Xerox says third quarter revenue remained “essentially flat” while Canon’s sales were up almost 10% - as supply chain conditions deteriorated significantly and caused ‘serious impact.’
| "We are revising our revenue
guidance lower": John Visentin
“Our revenue this quarter was essentially flat year-over-year, despite a deterioration in global supply chain conditions and the Delta variant, which caused delays in many of our clients’ plans to return employees to the workplace,” said Xerox CEO John Visentin. “As a result of these ongoing challenges, we are revising our revenue guidance lower, but we are maintaining our free cash flow guidance of at least $500 million.”

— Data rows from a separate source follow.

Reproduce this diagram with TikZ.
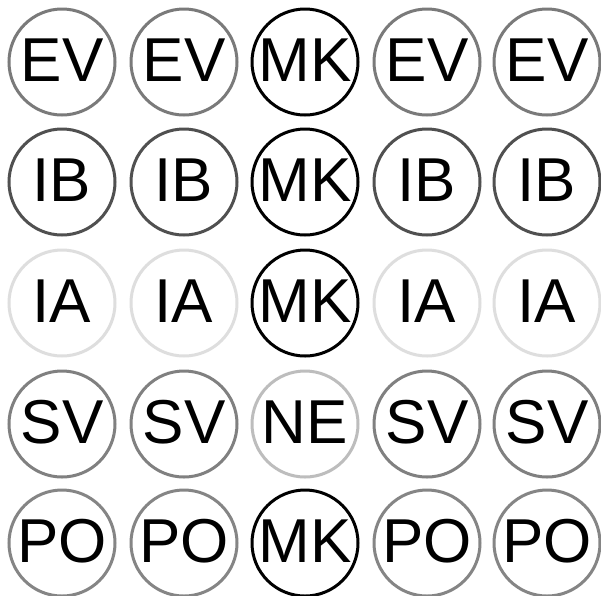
\documentclass[tikz,border=0pt]{standalone}
\usepackage{fontspec}
\setmainfont{Liberation Sans}
\definecolor{cev}{HTML}{7A7A7A}
\definecolor{cib}{HTML}{505050}
\definecolor{cia}{HTML}{DEDEDE}
\definecolor{cne}{HTML}{BDBDBD}
\definecolor{csv}{HTML}{808080}
\definecolor{cpo}{HTML}{858585}
\definecolor{cmk}{HTML}{000000}
\tikzset{
  ring/.style={circle, draw=#1, line width=3pt, minimum size=106pt, inner sep=0pt, text=black,
    font=\fontsize{62}{62}\selectfont},
  lbl/.style={inner sep=0pt, font=\fontsize{62}{62}\selectfont, text=black}
}
\begin{document}
\begin{tikzpicture}[x=1pt,y=-1pt]
\useasboundingbox (0,0) rectangle (601,595);
\fill[white] (0,0) rectangle (601,595);
\foreach \col/\cx in {1/62,2/184,3/305,4/427,5/547}{
  \foreach \row/\cy/\txt/\clr in {1/62/EV/cev,2/182/IB/cib,3/303/IA/cia,4/424/SV/csv,5/543/PO/cpo}{
    \ifnum\col=3
      \ifnum\row=4
        \node[ring=cne] (c\row\col) at (\cx,\cy) {};
        \node[lbl] (t\row\col) at (\cx,\cy-2) {NE};
      \else
        \node[ring=cmk] (c\row\col) at (\cx,\cy) {};
        \node[lbl] (t\row\col) at (\cx,\cy-2) {MK};
      \fi
    \else
      \node[ring=\clr] (c\row\col) at (\cx,\cy) {};
      \node[lbl] (t\row\col) at (\cx,\cy-2) {\txt};
    \fi
  }
}
\end{tikzpicture}
\end{document}
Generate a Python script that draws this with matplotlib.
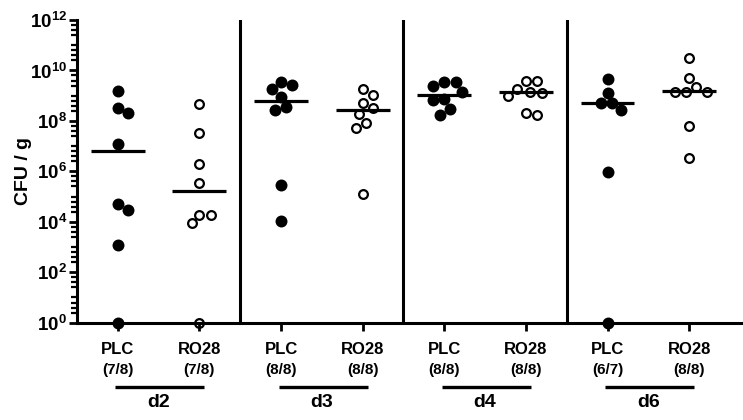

Xerox posted $US1.76 billion of revenue for Q3, down 0.5 percent year-over-year.
“Supply chain conditions deteriorated significantly throughout the third quarter, negatively affecting our financial performance,” Xerox told investors. “Demand for our equipment and third-party hardware remained strong this quarter, but component shortages and logistical challenges resulted in a backlog of $265 million, approximately 2 x normal levels. Further, product and shipping capacity limitations accounted for 2/3 of the year-over-year decline in gross margin. At this point, we do not expect supply chain-related conditions to materially improve in Q4.
“The pandemic has lasted longer than expected, causing a delay in our outlook for a recovery of post-sale revenue in 2021. However, we continue to see strong correlations between vaccination rates, workplace attendance and page volumes. Growth in page volumes is translating to higher post sale revenue. For example, in September, we experienced our second-highest month of page volumes and revenues for sold services & outsourcing since the start of the pandemic. We believe a broader return of workers to the workplace is a matter of when, not if.”
Canon reported positive Q3 growth but said its supply chain was “seriously impacted” by a shortage of semiconductors and other parts.
“Looking at the state of global affairs in the third quarter, we see that the number of new COVID-19 cases was on the rise again due to global spread of the Delta variant,” Canon said in its Q3 2021 Earnings Statement. “However, as more and more people become vaccinated and economic activity returned to normal in many countries, we did not see any major change in corporate capital investment or consumer spending. From a supply standpoint, our supply chain was seriously impacted by the shortage of semiconductors and other parts, and production activities were stalled due to strict lockdown measures in Southeast Asia.
“For Canon as well, actual demand for products around the world was generally firm, but the supply side was inevitably affected by a shortage of parts and a decline in the utilization rate of manufacturing subsidiaries due to COVID-19. As a result, we did not reach our sales plan. However, profits were almost on target as we judged the situation and made adjustments to pricing as well as strived to improve product mix.
“Compared with the previous year, sales increased by 9.8% to 833.3 billion yen, as all four business units posted positive growth. Operating profit improved significantly to 58.7 billion yen, more than 3 times higher than the previous year, and net income was 49.3 billion yen, close to 3 times higher than the previous year.
“As for Printing, due to suspended production in Southeast Asia, our hardware sales were generally lower than expected. As for the demand for hardware, it continues to steadily recover as an increasing number of people gradually return to the office. As for print volume, which is basically recovering, sales of consumables that were not impacted by supply shortages were in line with our plan. As a result, overall profitability remained at a high level that was in line with the first half.
“We have expanded unit sales of graphic arts oriented large-format printers, like the Colorado 1650, by improving product capabilities, which has led to an increasing number of dealers handling this product. As a result, third quarter sales increased 11% compared with last year.”
Canon predicts net sales for the year will increase 13.9% to 3.6 trillion yen, with net income projected to be 201 billion yen, 2.4 times higher than last year.